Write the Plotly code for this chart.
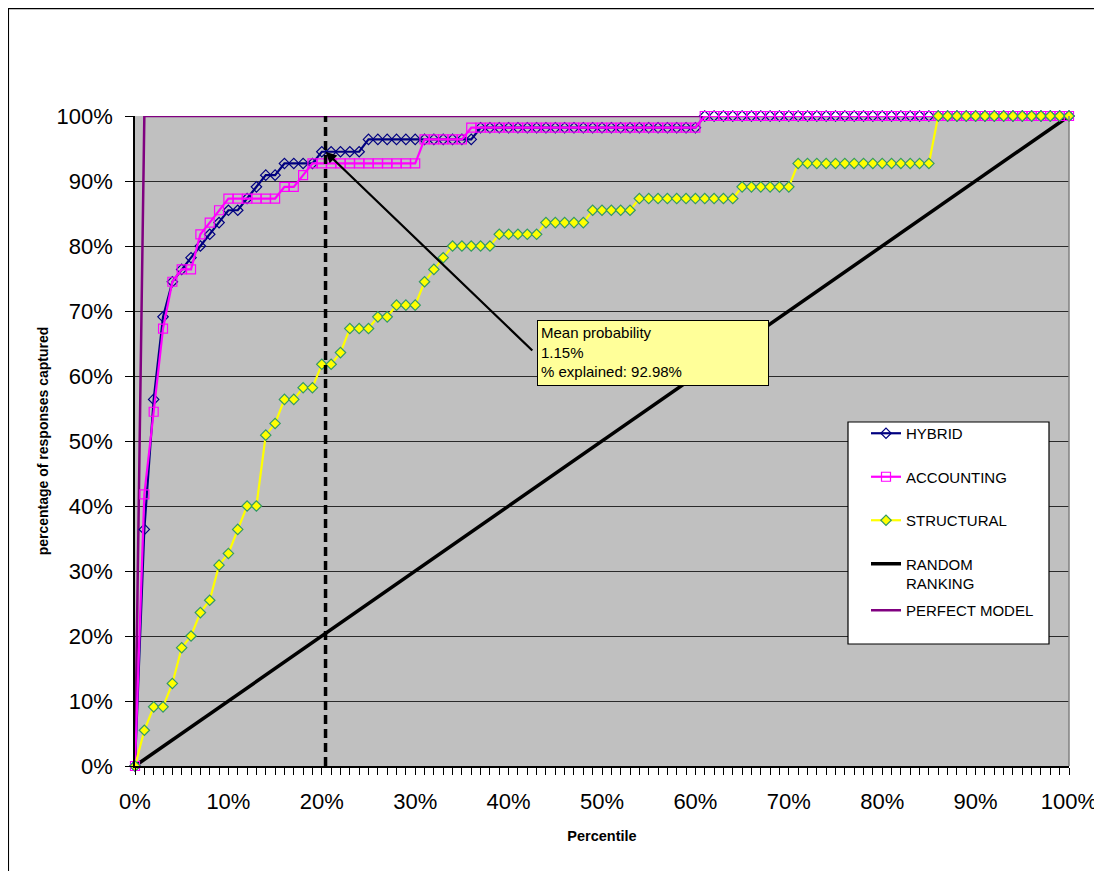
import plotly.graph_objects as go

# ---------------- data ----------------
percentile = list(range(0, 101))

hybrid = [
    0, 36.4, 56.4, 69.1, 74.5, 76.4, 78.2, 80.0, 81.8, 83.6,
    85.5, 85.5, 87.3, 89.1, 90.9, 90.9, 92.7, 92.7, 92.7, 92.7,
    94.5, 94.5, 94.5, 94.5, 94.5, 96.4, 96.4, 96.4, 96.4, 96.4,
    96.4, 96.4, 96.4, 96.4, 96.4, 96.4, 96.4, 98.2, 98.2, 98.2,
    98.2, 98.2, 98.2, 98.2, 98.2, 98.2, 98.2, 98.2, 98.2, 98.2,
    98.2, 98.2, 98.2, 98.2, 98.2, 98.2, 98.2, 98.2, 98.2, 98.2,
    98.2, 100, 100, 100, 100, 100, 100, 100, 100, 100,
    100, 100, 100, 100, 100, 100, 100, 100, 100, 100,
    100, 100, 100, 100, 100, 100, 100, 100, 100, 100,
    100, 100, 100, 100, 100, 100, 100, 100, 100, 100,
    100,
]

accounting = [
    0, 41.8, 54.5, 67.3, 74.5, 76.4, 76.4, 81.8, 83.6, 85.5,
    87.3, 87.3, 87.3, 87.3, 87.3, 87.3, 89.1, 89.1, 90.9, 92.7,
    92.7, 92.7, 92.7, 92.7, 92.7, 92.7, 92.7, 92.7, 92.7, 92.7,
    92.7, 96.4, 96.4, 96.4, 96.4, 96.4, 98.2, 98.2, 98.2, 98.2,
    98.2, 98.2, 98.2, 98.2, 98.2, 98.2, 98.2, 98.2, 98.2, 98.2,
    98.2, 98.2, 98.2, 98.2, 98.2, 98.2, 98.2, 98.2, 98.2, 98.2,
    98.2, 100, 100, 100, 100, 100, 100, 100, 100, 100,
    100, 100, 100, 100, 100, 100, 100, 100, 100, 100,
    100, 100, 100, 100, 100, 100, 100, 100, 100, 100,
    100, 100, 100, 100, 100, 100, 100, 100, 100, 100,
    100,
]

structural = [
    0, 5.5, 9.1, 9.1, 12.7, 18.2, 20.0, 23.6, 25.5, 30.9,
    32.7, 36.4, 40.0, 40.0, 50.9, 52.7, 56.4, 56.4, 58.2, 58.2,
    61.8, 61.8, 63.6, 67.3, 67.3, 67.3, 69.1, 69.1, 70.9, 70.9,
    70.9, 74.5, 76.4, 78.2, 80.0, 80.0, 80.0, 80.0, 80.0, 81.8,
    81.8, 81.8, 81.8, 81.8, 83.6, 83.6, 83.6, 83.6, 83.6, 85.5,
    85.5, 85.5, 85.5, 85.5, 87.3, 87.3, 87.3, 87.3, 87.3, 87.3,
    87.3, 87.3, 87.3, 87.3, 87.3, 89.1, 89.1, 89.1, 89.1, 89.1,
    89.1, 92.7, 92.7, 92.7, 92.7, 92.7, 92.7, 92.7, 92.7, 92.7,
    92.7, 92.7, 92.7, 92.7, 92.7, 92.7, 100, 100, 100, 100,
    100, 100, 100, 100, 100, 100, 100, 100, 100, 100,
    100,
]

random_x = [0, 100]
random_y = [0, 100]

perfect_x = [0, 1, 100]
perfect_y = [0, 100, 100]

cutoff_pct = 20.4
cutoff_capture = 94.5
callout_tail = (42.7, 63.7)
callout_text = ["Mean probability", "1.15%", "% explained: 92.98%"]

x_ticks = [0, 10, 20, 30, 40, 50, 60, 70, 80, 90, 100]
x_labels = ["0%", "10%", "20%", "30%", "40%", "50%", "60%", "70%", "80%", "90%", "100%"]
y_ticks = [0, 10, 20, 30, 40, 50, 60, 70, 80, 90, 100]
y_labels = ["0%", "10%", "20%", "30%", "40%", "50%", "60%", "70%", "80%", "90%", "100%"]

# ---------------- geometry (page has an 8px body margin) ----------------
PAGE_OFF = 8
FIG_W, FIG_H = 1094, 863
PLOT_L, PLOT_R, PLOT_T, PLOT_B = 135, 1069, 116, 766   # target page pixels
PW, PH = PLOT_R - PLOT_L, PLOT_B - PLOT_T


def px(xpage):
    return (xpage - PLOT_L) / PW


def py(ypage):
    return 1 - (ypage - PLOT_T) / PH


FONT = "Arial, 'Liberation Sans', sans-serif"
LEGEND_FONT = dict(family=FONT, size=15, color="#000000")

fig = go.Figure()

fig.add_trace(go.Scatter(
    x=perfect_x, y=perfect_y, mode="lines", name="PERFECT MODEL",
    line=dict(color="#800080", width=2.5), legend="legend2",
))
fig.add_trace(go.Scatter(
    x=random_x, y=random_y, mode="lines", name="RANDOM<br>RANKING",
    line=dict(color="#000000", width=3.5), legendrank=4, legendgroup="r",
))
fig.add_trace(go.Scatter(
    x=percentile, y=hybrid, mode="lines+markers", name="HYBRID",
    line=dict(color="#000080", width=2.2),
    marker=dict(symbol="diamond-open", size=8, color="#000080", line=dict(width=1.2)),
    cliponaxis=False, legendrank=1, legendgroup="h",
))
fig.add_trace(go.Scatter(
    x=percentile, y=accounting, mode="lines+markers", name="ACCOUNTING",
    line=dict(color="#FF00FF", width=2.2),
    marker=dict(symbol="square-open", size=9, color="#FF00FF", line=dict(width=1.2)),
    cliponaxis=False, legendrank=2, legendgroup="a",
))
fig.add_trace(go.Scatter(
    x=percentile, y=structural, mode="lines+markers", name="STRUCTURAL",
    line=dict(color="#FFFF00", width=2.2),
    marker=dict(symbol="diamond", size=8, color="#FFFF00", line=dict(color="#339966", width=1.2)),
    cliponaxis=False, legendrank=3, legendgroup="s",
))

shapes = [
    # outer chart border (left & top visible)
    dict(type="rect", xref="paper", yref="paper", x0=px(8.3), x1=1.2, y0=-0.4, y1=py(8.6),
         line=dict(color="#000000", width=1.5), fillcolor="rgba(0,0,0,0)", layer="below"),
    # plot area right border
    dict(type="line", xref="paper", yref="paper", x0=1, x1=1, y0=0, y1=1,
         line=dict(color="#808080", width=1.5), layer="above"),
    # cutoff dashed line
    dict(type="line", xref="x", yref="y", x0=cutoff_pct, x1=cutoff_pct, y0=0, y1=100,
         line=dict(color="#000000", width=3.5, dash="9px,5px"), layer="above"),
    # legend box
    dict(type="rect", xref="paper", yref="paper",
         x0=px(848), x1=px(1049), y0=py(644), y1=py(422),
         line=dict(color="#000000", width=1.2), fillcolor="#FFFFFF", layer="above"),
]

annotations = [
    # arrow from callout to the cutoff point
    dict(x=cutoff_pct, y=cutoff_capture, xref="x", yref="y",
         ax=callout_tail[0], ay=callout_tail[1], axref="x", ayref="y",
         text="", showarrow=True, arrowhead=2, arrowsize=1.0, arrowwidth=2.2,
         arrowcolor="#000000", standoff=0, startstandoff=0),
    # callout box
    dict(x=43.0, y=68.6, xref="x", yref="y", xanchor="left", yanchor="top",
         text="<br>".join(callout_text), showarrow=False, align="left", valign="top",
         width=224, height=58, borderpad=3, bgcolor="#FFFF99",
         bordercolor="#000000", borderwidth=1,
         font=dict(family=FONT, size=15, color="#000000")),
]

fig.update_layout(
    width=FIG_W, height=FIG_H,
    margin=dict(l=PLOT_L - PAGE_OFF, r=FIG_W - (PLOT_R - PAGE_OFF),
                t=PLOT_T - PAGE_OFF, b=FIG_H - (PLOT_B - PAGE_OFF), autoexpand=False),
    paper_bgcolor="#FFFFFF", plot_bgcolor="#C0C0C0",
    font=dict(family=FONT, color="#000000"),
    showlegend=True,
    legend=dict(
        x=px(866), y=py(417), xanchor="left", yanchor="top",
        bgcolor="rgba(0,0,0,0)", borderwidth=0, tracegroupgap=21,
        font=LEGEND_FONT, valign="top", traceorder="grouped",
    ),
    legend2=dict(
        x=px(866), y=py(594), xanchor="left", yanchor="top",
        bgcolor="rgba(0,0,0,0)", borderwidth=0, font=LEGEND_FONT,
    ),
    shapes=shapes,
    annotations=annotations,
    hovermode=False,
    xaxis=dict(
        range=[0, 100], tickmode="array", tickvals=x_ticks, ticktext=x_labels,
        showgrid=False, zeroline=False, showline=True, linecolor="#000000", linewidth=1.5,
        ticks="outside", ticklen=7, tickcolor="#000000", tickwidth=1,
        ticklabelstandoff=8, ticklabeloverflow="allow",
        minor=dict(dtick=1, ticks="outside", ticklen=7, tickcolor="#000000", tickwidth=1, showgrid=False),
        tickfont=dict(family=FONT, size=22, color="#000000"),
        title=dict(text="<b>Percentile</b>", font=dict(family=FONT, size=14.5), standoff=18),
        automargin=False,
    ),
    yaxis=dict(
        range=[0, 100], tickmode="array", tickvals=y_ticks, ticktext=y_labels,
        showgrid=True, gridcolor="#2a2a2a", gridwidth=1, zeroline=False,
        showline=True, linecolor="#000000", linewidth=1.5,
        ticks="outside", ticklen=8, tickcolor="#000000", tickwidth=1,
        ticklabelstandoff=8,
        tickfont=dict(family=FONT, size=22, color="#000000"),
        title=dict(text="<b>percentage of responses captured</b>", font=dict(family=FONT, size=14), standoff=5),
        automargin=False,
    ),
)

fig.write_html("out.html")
────────────────────────────────────────
» **Set exercise**
Which lines of the material contain the string "chart"? List each of them.

» **The reply**
Write the Plotly code for this chart.
    # outer chart border (left & top visible)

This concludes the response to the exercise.